Three-decade electronic music vet and French DJ-producer Laurent Garnier spun on a level platform on the right side of the stage. His synth-y set seethed mellowness as the sea of bodies became deliriously entrenched in the groove.
As dark set in, the bass evolved into a driving rhythm and the dance floor pulsated while smoke billowed out from the sides of the stage.
When Loco Dice took over, taking a perch atop a huge spaceship-like DJ pod (think Lite Brite on mushrooms), the energy stepped up yet another notch. He started the set with a fat gummy-bear bouncing beat.

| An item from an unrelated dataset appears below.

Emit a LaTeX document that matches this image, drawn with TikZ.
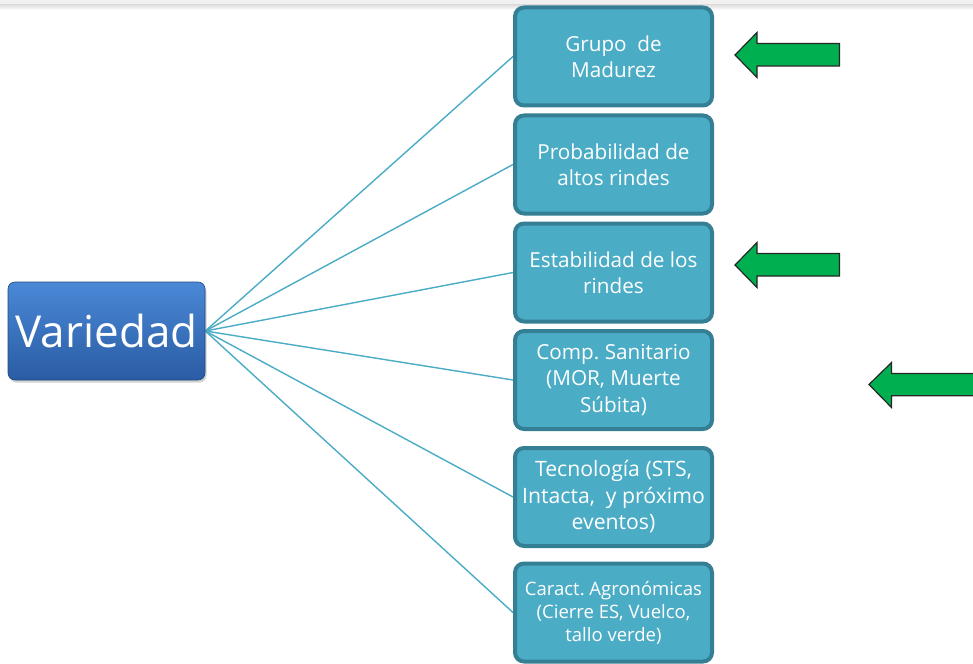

He gave a physical performance, shoving his gear and bending our ears with chainsaw sounds.
The younger people on the dance floor, their eyelids shiny, munched on lit-up pacifiers, smoked cigarette after cigarette, and jumped on the mounds of trash gathering under their feet. A middle-aged woman with mom-jeans and dumps like a truck spun glow sticks at the back of the stage... poorly. Teens hopped onto each others' shoulders, pumped their fists, and screamed like maniacs.
Then the legend himself took over the ship. True to Cox's Ultra 2010 aesthetic, tight-bodied dancers in fishnets and metallic lingerie emerged from the wings of the stage.
"I'm a big Carl Cox fan," said Nicolas Hutchins while dancing at the front of the pack. A consultant from San Francisco, he came in for his first Ultra this year. "He's the king. He should be wearing a crown," he declared.